>> START Records to process
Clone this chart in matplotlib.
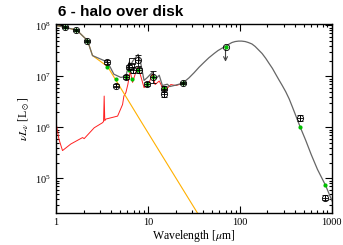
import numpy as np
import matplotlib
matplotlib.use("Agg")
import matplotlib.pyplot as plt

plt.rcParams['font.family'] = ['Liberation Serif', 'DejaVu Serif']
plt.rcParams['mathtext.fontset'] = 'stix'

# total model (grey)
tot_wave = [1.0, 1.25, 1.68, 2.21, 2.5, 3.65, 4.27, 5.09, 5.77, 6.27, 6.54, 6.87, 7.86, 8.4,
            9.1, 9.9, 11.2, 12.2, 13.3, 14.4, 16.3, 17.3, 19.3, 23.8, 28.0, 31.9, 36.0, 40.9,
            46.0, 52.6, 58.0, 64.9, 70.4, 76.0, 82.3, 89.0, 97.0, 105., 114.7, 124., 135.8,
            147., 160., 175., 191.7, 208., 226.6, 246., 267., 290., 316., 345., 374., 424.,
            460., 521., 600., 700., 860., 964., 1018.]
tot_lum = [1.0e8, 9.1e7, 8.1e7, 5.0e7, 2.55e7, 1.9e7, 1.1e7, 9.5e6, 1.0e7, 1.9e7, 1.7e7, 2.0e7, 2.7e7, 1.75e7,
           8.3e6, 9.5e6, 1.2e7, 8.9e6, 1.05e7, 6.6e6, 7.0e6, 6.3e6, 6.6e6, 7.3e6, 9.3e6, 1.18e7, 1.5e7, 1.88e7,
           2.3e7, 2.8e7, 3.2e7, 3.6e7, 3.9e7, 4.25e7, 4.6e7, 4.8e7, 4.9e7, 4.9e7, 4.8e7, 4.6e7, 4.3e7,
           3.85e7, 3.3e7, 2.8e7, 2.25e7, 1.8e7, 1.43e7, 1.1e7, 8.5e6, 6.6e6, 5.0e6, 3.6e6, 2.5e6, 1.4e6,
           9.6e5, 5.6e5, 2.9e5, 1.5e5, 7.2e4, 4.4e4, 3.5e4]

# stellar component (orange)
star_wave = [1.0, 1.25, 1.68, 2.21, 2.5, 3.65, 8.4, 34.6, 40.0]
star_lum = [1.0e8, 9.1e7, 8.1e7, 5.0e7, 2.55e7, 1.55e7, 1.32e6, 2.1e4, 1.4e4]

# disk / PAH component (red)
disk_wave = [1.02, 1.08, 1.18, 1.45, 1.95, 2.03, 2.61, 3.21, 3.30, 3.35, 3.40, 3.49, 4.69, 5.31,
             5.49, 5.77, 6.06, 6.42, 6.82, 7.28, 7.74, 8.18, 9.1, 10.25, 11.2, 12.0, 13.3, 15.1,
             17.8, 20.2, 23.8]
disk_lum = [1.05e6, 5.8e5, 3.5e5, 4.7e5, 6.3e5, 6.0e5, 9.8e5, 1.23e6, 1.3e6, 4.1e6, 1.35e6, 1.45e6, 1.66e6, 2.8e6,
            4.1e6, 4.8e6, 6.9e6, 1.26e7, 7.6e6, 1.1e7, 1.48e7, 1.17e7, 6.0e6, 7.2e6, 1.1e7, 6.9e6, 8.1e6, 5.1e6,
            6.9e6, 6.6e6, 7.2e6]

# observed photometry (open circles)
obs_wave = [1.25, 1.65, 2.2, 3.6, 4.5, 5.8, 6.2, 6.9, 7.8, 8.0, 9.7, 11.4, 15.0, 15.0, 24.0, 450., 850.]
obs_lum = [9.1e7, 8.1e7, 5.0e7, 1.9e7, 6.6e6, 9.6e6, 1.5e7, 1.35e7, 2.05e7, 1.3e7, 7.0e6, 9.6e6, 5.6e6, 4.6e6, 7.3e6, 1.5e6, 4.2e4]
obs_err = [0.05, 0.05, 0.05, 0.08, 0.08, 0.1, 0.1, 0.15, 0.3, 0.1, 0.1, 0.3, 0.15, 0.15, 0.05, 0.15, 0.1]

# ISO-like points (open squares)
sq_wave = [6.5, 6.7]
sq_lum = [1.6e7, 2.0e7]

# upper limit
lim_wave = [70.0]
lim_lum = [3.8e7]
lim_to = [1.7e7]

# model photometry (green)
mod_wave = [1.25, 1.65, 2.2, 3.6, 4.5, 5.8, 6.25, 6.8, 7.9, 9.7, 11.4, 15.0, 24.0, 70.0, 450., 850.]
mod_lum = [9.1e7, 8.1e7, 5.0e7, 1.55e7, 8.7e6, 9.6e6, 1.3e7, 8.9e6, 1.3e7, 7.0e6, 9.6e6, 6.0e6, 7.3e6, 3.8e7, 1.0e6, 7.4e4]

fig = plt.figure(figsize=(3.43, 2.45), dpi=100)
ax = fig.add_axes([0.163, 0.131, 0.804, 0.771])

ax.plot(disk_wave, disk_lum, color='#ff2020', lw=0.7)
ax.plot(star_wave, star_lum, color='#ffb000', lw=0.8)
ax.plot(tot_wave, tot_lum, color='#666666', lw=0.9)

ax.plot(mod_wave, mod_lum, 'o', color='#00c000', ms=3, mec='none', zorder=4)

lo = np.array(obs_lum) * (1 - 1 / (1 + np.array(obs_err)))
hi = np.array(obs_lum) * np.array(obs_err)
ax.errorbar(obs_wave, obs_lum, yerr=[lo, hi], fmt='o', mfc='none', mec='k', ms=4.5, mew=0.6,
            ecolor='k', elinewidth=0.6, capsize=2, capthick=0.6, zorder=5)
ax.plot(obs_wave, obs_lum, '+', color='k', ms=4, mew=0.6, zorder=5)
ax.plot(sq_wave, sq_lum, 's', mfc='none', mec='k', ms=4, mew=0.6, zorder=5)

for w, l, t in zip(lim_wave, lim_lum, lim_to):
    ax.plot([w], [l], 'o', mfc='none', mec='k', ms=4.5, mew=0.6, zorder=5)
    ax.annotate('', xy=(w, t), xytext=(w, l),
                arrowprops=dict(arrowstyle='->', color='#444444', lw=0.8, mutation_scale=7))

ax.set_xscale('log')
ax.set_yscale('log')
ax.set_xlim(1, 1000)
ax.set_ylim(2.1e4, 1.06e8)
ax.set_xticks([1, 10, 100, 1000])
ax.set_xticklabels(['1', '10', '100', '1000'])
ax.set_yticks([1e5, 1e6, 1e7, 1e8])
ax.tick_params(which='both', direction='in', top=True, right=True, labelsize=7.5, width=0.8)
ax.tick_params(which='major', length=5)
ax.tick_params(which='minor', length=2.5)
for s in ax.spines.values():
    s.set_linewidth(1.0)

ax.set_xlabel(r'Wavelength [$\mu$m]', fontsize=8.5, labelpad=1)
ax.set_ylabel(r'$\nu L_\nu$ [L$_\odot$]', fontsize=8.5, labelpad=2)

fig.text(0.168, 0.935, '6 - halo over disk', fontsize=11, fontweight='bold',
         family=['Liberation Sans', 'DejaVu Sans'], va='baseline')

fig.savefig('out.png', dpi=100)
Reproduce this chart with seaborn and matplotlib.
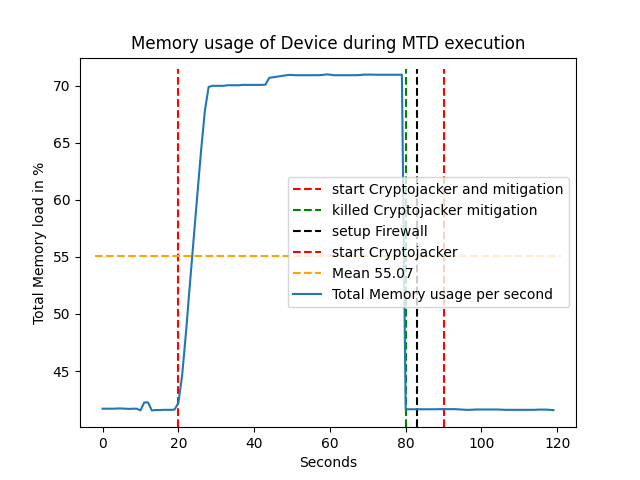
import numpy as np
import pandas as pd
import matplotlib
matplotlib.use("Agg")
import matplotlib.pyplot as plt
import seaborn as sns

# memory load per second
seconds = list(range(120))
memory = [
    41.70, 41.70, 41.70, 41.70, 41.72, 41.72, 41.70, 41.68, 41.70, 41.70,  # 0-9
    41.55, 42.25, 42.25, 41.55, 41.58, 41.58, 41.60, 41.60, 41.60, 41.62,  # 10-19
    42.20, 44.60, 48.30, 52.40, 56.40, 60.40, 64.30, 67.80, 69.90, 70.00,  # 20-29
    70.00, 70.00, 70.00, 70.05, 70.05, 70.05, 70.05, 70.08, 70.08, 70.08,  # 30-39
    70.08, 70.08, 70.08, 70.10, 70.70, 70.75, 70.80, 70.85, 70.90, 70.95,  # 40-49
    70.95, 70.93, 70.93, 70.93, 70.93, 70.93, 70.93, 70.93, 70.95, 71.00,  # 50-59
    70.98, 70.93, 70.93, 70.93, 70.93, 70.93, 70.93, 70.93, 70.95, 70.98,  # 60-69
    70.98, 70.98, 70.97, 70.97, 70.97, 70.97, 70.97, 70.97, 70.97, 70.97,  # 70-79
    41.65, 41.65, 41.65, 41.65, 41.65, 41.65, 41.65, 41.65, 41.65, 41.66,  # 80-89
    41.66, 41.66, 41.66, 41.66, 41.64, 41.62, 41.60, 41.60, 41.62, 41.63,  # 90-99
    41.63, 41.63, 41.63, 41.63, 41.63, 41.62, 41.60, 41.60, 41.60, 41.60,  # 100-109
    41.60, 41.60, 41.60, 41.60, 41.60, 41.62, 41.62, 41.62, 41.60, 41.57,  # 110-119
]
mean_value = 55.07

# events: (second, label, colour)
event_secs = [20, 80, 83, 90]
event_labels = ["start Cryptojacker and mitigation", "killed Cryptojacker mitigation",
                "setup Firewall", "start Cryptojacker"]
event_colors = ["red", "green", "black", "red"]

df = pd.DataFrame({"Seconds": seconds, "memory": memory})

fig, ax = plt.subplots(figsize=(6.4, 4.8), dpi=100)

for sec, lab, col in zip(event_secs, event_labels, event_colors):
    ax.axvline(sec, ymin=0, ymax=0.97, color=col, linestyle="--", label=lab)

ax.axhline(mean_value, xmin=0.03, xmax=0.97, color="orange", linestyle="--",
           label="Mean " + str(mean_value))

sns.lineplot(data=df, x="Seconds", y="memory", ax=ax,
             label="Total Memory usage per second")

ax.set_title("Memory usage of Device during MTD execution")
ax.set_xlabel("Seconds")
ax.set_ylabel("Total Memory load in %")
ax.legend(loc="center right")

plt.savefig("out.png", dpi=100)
>> END Records to process
- _Task objective_:
Begin at the first line of the records and please reproduce every line exactly through the one containing "plt.rcParams['mathtext.fontset'] = 'stix'", leaving all pictures out.

- _Solution to the problem_:
Clone this chart in matplotlib.
import numpy as np
import matplotlib
matplotlib.use("Agg")
import matplotlib.pyplot as plt

plt.rcParams['font.family'] = ['Liberation Serif', 'DejaVu Serif']
plt.rcParams['mathtext.fontset'] = 'stix'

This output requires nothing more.